Skip to content

Tutorial: Databases and Collections

This tutorial covers the storage objects you create before inserting vectors: clients, databases, collections, descriptions, existence checks, and safe destructive operations.

Setup

import lynse

client = lynse.VectorDBClient(uri="./db-collection-demo")

Create a database

db = client.create_database("catalog")

Create-or-recreate is useful for tests:

db = client.create_database("catalog", drop_if_exists=True)

drop_if_exists=True deletes the existing database first.

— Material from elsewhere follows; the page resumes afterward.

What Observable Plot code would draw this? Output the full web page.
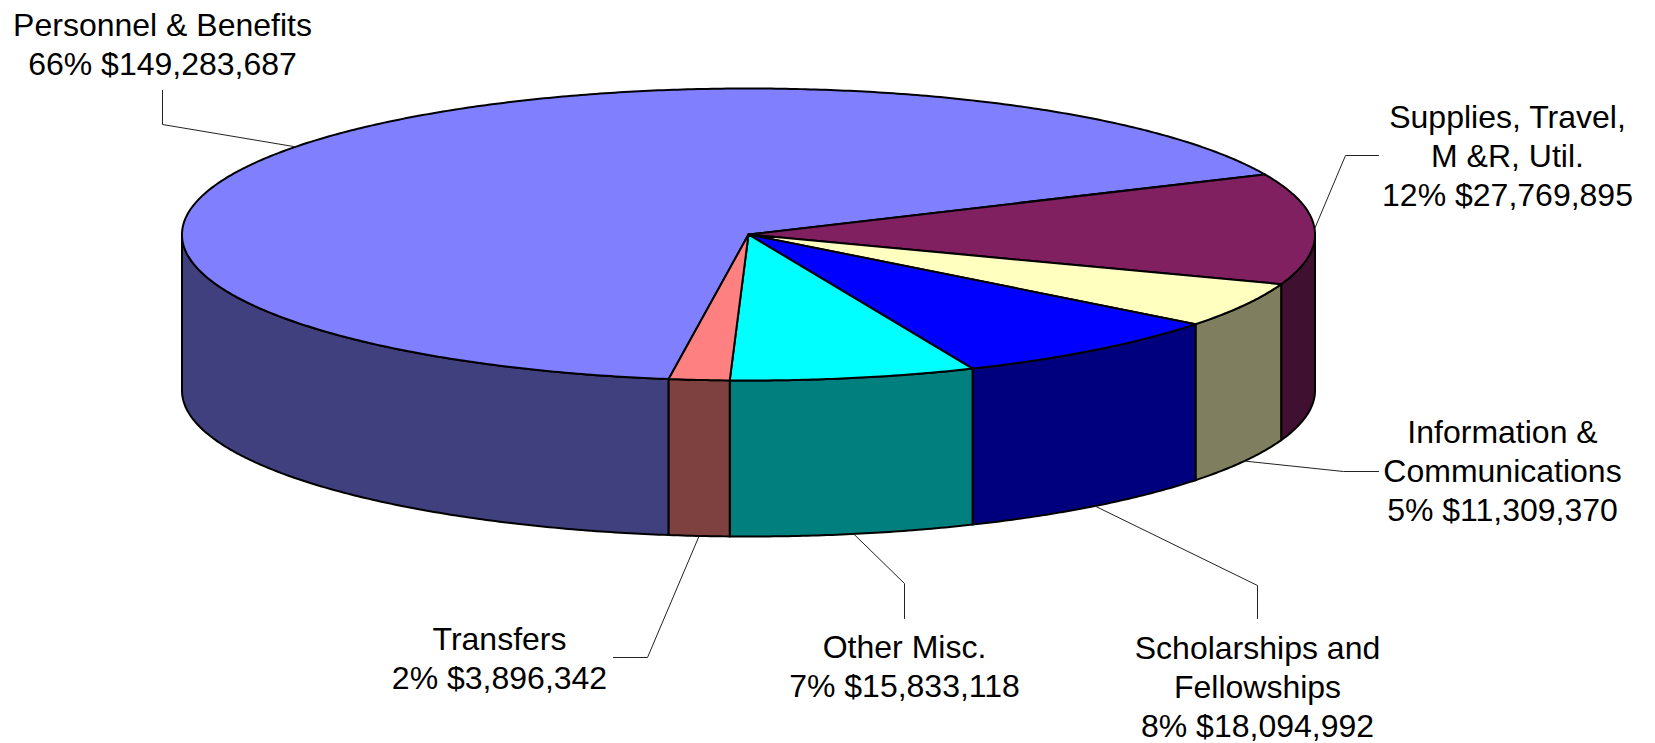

Do not use it in production initialization unless that is exactly what you intend.

Open an existing database:

db = client.get_database("catalog")

List and drop databases:

print(client.list_databases())
client.drop_database("old_catalog")

LynseDB limits the number of databases created through VectorDBClient to 64. Use collections and metadata fields before creating hundreds of databases.

Create a collection

Collections need a primary vector dimension:

products = db.require_collection(
    "products",
    dim=384,
    description="Product text embeddings",
)

require_collection() creates the collection if needed and opens it if it already exists.

Open an existing collection:

products = db.get_collection("products")

Drop a collection:

db.drop_collection("products_archive")

Choose collection boundaries

Use one collection when rows share:

  • the same primary embedding dimension;
  • the same primary metric and index family;
  • similar write and backup lifecycle;
  • similar access pattern.

Use separate collections when:

  • embeddings come from different models with different dimensions;
  • a subset needs a very different index;
  • data belongs to different lifecycle domains;
  • you want to drop, export, restore, or compact it independently.

Use metadata fields for categories, tenants, languages, timestamps, and source labels when the vector shape and lifecycle are otherwise the same.

Descriptions

Descriptions help operations and inspection:

db.update_collection_description(
    "products",
    "Product search collection using 384-dimensional text embeddings.",
)

products.update_description("Updated description from collection handle.")

Descriptions are visible through collection details:

print(db.show_collections_details())

Inspect databases and collections

print(db.database_exists())
print(db.show_collections())
print(db.show_collections_details())

print(products.exists())
print(products.shape)
print(products.stats())
print(products.index_mode)

show_collections_details() returns a pandas DataFrame when pandas is installed; otherwise it returns a list of dictionaries.

Read-only local inspection

Open an existing local root in read-only mode:

readonly_client = lynse.VectorDBClient(uri="./db-collection-demo", read_only=True)
readonly_db = readonly_client.get_database("catalog")
readonly_products = readonly_db.get_collection("products")

print(readonly_products.shape)
readonly_client.close()

Read-only mode is ignored for remote clients because server-side permissions are controlled by the HTTP service.

Warm-up

get_collection(..., warm_up=True) and require_collection(..., warm_up=True) allow the client to open the collection with warm-up behavior where supported:

products = db.get_collection("products", warm_up=True)

Use it for long-lived services that want predictable first-query behavior.

Context managers

The top-level client supports context-manager cleanup:

with lynse.VectorDBClient(uri="./db-collection-demo") as client:
    db = client.get_database("catalog")
    products = db.get_collection("products")
    print(products.shape)

For long-lived web services, create one client per process and reuse it instead of constructing a new client per request.

Naming tips

Use simple names such as:

app
catalog
documents
products
chunks
images

Avoid encoding too much state into names. Prefer metadata fields for values that you will filter by, such as tenant, language, source, or environment.